begin SUPPLIED ENTRIES

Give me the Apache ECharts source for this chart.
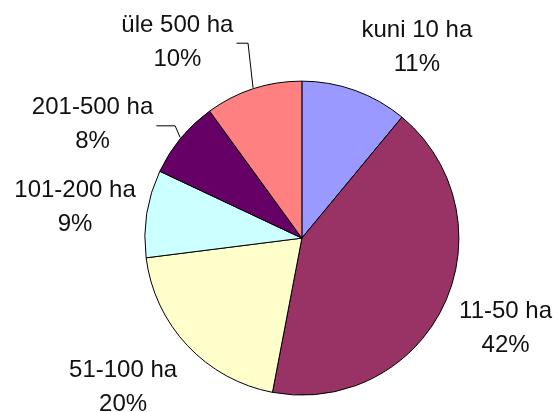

end SUPPLIED ENTRIES
begin SUPPLIED ENTRIES

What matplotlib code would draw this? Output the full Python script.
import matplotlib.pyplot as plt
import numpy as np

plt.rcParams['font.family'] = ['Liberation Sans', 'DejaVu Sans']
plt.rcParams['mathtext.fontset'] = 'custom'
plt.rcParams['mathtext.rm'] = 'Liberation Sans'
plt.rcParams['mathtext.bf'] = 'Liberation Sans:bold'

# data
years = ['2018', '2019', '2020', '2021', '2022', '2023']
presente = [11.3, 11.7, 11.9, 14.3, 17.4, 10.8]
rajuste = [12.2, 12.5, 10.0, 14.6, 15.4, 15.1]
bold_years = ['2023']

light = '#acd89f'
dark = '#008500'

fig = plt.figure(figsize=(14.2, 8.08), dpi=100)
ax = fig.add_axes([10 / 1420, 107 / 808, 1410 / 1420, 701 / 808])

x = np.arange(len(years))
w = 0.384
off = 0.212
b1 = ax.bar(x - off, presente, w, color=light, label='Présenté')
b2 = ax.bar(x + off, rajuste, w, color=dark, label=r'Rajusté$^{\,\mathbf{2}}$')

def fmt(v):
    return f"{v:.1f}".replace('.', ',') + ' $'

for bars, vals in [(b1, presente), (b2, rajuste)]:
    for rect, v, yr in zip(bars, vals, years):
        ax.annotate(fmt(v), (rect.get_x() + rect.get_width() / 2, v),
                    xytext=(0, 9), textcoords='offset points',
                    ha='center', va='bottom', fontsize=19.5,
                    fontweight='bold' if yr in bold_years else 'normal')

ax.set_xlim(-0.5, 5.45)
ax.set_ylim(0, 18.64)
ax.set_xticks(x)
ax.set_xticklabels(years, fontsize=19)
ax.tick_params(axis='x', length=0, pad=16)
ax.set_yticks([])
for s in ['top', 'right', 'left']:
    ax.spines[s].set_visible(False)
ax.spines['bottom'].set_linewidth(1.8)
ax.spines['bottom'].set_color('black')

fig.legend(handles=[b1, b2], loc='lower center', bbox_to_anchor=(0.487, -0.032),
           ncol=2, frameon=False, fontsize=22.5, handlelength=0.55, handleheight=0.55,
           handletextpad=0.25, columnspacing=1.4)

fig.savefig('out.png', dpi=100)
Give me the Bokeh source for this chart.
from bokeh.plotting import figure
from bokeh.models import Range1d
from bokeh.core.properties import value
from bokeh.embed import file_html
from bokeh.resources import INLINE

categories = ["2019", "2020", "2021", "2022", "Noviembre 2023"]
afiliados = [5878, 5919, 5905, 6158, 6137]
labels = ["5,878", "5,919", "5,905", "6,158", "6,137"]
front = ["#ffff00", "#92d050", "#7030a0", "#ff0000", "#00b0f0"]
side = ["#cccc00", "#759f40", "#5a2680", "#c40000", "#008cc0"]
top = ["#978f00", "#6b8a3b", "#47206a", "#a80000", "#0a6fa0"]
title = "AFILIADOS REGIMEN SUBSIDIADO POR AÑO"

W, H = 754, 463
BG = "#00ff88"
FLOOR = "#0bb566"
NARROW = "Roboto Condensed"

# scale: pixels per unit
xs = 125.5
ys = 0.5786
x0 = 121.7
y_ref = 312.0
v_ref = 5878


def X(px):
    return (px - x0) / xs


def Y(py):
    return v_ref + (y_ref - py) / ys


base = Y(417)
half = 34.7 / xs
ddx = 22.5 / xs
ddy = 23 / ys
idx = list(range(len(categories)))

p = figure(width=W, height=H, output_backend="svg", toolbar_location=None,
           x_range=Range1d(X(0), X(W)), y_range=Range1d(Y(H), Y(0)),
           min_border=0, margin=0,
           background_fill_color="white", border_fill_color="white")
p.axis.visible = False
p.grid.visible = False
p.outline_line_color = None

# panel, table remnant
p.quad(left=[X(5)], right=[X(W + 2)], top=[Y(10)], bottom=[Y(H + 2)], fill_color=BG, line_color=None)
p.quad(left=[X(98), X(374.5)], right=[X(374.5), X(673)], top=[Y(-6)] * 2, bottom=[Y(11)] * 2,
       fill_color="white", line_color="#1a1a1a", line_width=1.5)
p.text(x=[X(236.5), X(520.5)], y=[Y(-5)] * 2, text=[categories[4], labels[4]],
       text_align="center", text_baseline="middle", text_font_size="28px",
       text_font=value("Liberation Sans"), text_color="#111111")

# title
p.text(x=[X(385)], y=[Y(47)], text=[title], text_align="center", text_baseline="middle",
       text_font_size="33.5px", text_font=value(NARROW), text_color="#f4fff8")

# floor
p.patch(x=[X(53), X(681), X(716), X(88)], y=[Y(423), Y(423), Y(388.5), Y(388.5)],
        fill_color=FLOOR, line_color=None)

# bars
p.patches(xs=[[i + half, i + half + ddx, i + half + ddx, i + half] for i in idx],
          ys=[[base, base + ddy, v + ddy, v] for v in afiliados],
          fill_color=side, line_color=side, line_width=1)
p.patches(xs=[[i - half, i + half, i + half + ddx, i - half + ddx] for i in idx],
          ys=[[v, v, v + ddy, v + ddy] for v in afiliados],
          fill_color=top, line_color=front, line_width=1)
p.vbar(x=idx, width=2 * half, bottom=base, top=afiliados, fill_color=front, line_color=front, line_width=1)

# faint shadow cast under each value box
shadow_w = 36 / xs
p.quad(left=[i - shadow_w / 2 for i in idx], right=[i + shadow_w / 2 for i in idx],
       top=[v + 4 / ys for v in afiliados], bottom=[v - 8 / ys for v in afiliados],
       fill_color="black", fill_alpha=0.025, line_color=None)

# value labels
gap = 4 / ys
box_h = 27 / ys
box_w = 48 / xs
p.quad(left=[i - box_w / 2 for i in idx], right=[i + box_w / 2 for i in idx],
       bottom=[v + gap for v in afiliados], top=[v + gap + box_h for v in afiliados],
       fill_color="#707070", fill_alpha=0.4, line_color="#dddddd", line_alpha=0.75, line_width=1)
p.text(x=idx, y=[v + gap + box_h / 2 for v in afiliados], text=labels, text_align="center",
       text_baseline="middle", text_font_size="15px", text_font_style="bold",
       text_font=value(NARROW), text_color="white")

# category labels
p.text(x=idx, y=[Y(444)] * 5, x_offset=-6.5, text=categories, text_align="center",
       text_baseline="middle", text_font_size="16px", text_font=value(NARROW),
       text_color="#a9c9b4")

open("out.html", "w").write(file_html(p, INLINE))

end SUPPLIED ENTRIES

Print, from the entries above, the line with "What matplotlib code", the line with "ax.spines['bottom'].set_color('black')" and all lines between them, exactly and with nothing else.

→ **OUTPUT BELOW**:
What matplotlib code would draw this? Output the full Python script.
import matplotlib.pyplot as plt
import numpy as np

plt.rcParams['font.family'] = ['Liberation Sans', 'DejaVu Sans']
plt.rcParams['mathtext.fontset'] = 'custom'
plt.rcParams['mathtext.rm'] = 'Liberation Sans'
plt.rcParams['mathtext.bf'] = 'Liberation Sans:bold'

# data
years = ['2018', '2019', '2020', '2021', '2022', '2023']
presente = [11.3, 11.7, 11.9, 14.3, 17.4, 10.8]
rajuste = [12.2, 12.5, 10.0, 14.6, 15.4, 15.1]
bold_years = ['2023']

light = '#acd89f'
dark = '#008500'

fig = plt.figure(figsize=(14.2, 8.08), dpi=100)
ax = fig.add_axes([10 / 1420, 107 / 808, 1410 / 1420, 701 / 808])

x = np.arange(len(years))
w = 0.384
off = 0.212
b1 = ax.bar(x - off, presente, w, color=light, label='Présenté')
b2 = ax.bar(x + off, rajuste, w, color=dark, label=r'Rajusté$^{\,\mathbf{2}}$')

def fmt(v):
    return f"{v:.1f}".replace('.', ',') + ' $'

for bars, vals in [(b1, presente), (b2, rajuste)]:
    for rect, v, yr in zip(bars, vals, years):
        ax.annotate(fmt(v), (rect.get_x() + rect.get_width() / 2, v),
                    xytext=(0, 9), textcoords='offset points',
                    ha='center', va='bottom', fontsize=19.5,
                    fontweight='bold' if yr in bold_years else 'normal')

ax.set_xlim(-0.5, 5.45)
ax.set_ylim(0, 18.64)
ax.set_xticks(x)
ax.set_xticklabels(years, fontsize=19)
ax.tick_params(axis='x', length=0, pad=16)
ax.set_yticks([])
for s in ['top', 'right', 'left']:
    ax.spines[s].set_visible(False)
ax.spines['bottom'].set_linewidth(1.8)
ax.spines['bottom'].set_color('black')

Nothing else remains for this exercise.